Written By: Ben Endley | 2/2/16
THE BBC is set to offer writing jobs on its top drama shows exclusively to candidates from ethnic minority backgrounds, women and the disabled.
The successful applicants will not need any experience in the industry and will be mentored by national head of drama Polly Hill. The opportunities will be limited to female candidates, those with disabilities and those from black, Asian or other ethnic minority backgrounds.
BBC head of drama (North) Hilary Martin said: “Assistant script editor is a role that sometimes gets squeezed but it is a really important role to learn your craft and one we feel could be a really amazing jumping-off point for diverse talent.”
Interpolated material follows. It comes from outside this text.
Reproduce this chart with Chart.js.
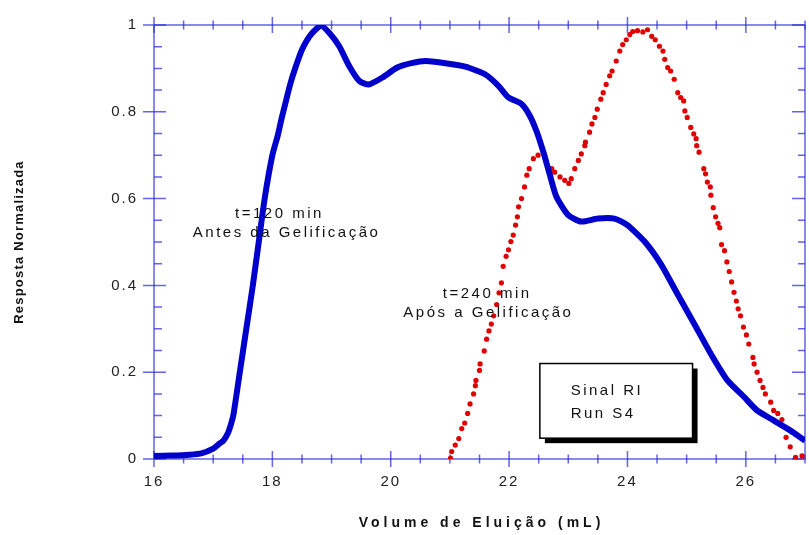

After a one-year fixed-term contract, the editors – one based in London and the other in Salford, Glasgow, Birmingham or Cardiff – are likely to be given the chance to progress.
Ms Martin said: “This is a new opportunity for new talent to break into the BBC and grow a career.”
The BBC had been criticised by Conservative MP Philip Davies over its “racist” hiring policies. Speaking in 2014, the MP for Shipley, West Yorks, said: “The true racists are people who see everything in terms of race when what we should surely be is colour blind.
“It is racist policy to get a certain amount of people from an ethnic minority into jobs.
“If I have a white, working class constituent who wants that opportunity, why should they be deprived because of these politically correct targets?”